By Dyke Hendrickson, Custom House Maritime Museum Outreach Historian
One of the earliest literary observers of the Merrimack River was Henry David Thoreau.
In 1849, he wrote a book titled, “A Week Along the Concord and Merrimack Rivers.”
The naturalist had gone on a canoe trip with his brother. Most of his book talked about the idyllic condition of the Concord River.
But they did spend a short time on the Merrimack.
He was displeased because he felt new factories were ruining the view of the landscape and putting industrial waste into the river.
Thoreau wrote that this part of the Merrimack was “a mere wastewater, as it were, sending little good from Lowell to the sea.”
The subject is relevant today because the Merrimack sometimes is getting dirtier, not cleaner.

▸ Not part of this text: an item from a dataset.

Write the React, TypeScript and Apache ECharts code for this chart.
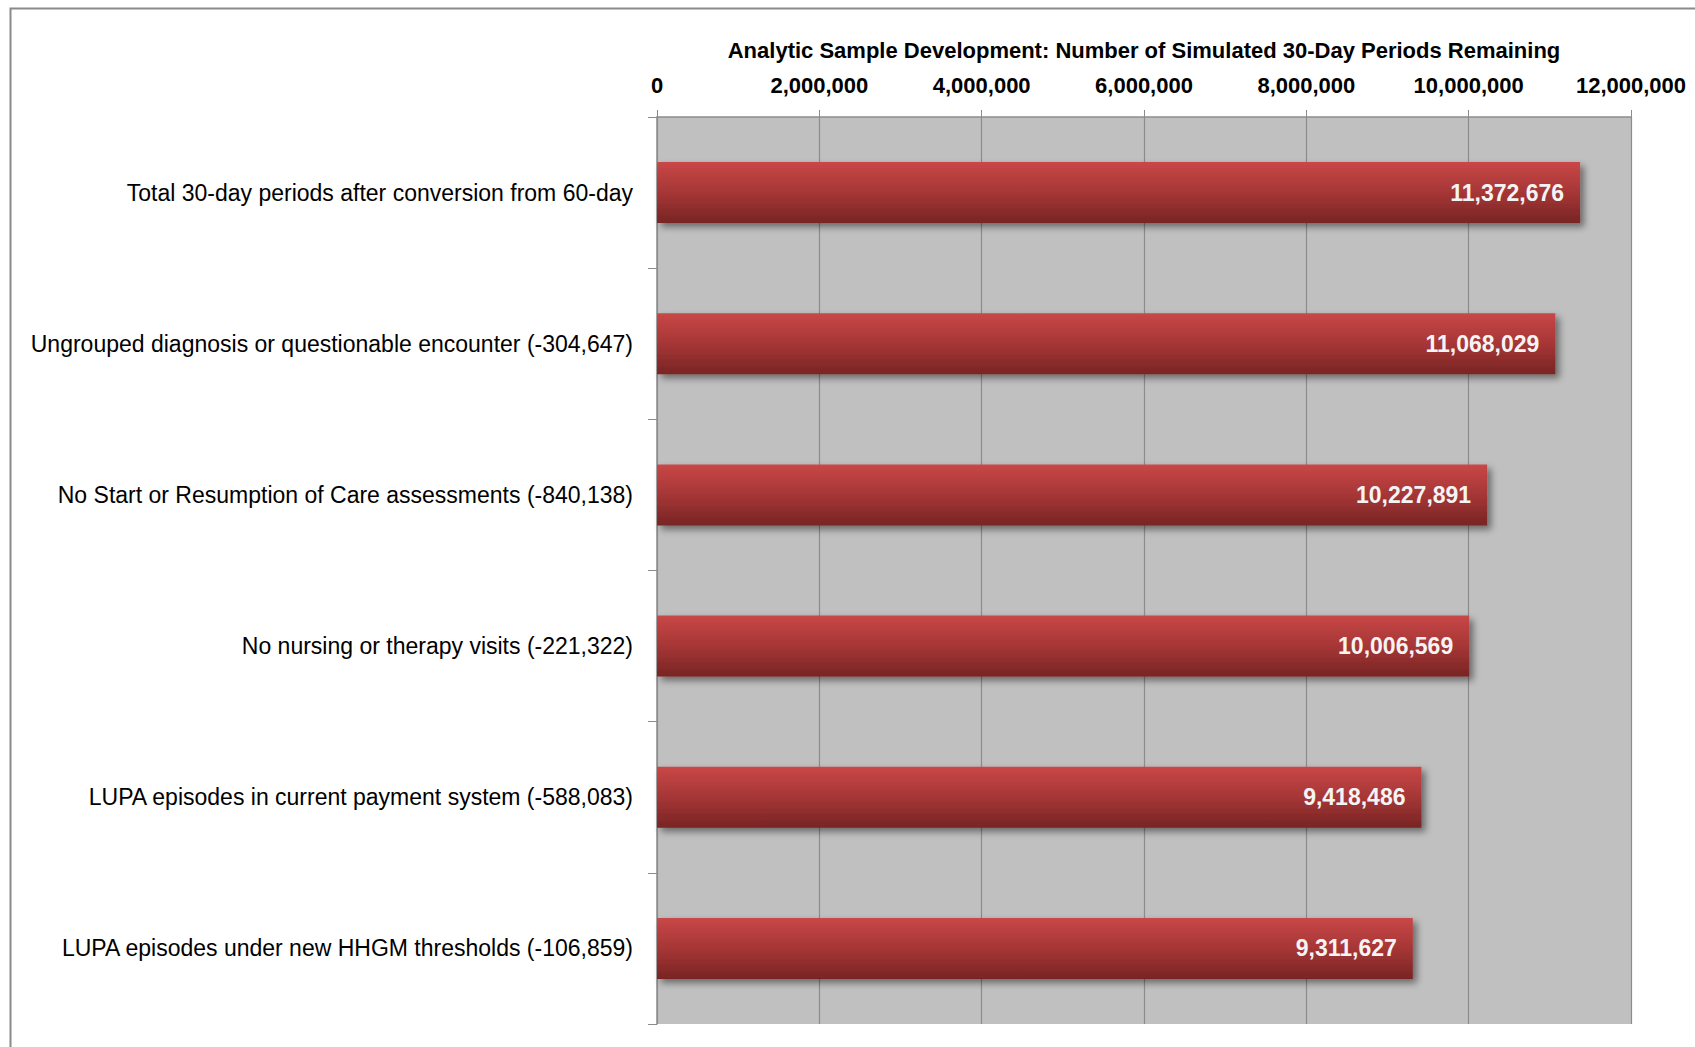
import React, { useEffect, useRef } from "react";
import * as echarts from "echarts";

const categories = [
  "Total 30-day periods after conversion from 60-day",
  "Ungrouped diagnosis or questionable encounter (-304,647)",
  "No Start or Resumption of Care assessments (-840,138)",
  "No nursing or therapy visits (-221,322)",
  "LUPA episodes in current payment system (-588,083)",
  "LUPA episodes under new HHGM thresholds (-106,859)",
];
const values = [11372676, 11068029, 10227891, 10006569, 9418486, 9311627];
const axisTitle = "Analytic Sample Development: Number of Simulated 30-Day Periods Remaining";
const axisMin = 0;
const axisMax = 12000000;
const axisStep = 2000000;

const FONT = "'Liberation Sans', Arial, sans-serif";
const fmt = (v: number) => Math.round(v).toLocaleString("en-US");

export default function App() {
  const ref = useRef<HTMLDivElement>(null);
  useEffect(() => {
    if (!ref.current) return;
    const chart = echarts.init(ref.current, undefined, { renderer: "svg" });
    chart.setOption({
      animation: false,
      backgroundColor: "#ffffff",
      graphic: [
        {
          type: "rect",
          left: 8,
          top: 6,
          shape: { width: 1800, height: 1200 },
          style: { fill: "none", stroke: "#8a8a8a", lineWidth: 2 },
          z: 100,
        },
      ],
      grid: {
        left: 657,
        right: 64,
        top: 117,
        bottom: 23,
        show: true,
        backgroundColor: "#c0c0c0",
        borderWidth: 0,
        containLabel: false,
        outerBoundsMode: "none",
      },
      xAxis: {
        type: "value",
        position: "top",
        min: axisMin,
        max: axisMax,
        interval: axisStep,
        name: axisTitle,
        nameLocation: "middle",
        nameGap: 56,
        nameTextStyle: {
          fontFamily: FONT,
          fontWeight: "bold",
          fontSize: 22,
          color: "#000",
        },
        axisLine: { show: true, lineStyle: { color: "#8c8c8c", width: 1.5 } },
        axisTick: { show: true, length: 7, lineStyle: { color: "#8c8c8c" } },
        axisLabel: {
          fontFamily: FONT,
          fontWeight: "bold",
          fontSize: 22,
          color: "#000",
          margin: 21,
          formatter: (v: number) => fmt(v),
        },
        splitLine: { show: true, lineStyle: { color: "#8c8c8c", width: 1.2 } },
      },
      yAxis: {
        type: "category",
        data: categories,
        inverse: true,
        axisLine: { show: true, lineStyle: { color: "#8c8c8c", width: 1.5 } },
        axisTick: { show: true, length: 9, lineStyle: { color: "#8c8c8c" } },
        axisLabel: {
          fontFamily: FONT,
          fontSize: 23,
          color: "#000",
          margin: 24,
        },
        splitLine: { show: false },
      },
      series: [
        {
          type: "bar",
          data: values,
          barWidth: 61,
          itemStyle: {
            color: new echarts.graphic.LinearGradient(0, 0, 0, 1, [
              { offset: 0, color: "#c94747" },
              { offset: 0.5, color: "#a63636" },
              { offset: 1, color: "#782424" },
            ]),
            shadowColor: "rgba(0,0,0,0.45)",
            shadowBlur: 7,
            shadowOffsetX: 4,
            shadowOffsetY: 4,
          },
          label: {
            show: true,
            position: "insideRight",
            distance: 16,
            fontFamily: FONT,
            fontWeight: "bold",
            fontSize: 23,
            color: "#f4f4f4",
            formatter: (p: any) => fmt(p.value),
          },
        },
      ],
    });
    return () => chart.dispose();
  }, []);
  return (
    <div
      ref={ref}
      style={{ position: "fixed", left: 0, top: 0, width: 1695, height: 1047 }}
    />
  );
}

Combined sewage outflows (CSOs) from Manchester, N.H., Lowell, Lawrence and Haverhill are sending untreated effluent into the river after heavy rainstorms.
The treatment plants are designed to do this. But because of climate change, we are getting more rain in shorter bursts.
So these facilities are overwhelmed, and frequently discharge waste into the river.
Numerous civic groups are working to alert residents downstream after a large CSO.
Recently, the Merrimack River Watershed Council issued a warning not to swim in the river on June 22-23 because of large releases.
The federal EPA is working to clean the river. On Monday, June 24, it held a webinar that provided information about the level of effluent actually entering the Merrimack.
Industrialists began building mills in Lowell in about 1822, meaning we are approaching two centuries of our mixed blessing. The mills provided thousands of jobs, and yet their presence polluted the river.
But the river has a great capacity to cleanse itself.
In coming months, efforts will continue to develop ways to clean the Merrimack to a level of which Thoreau might approve.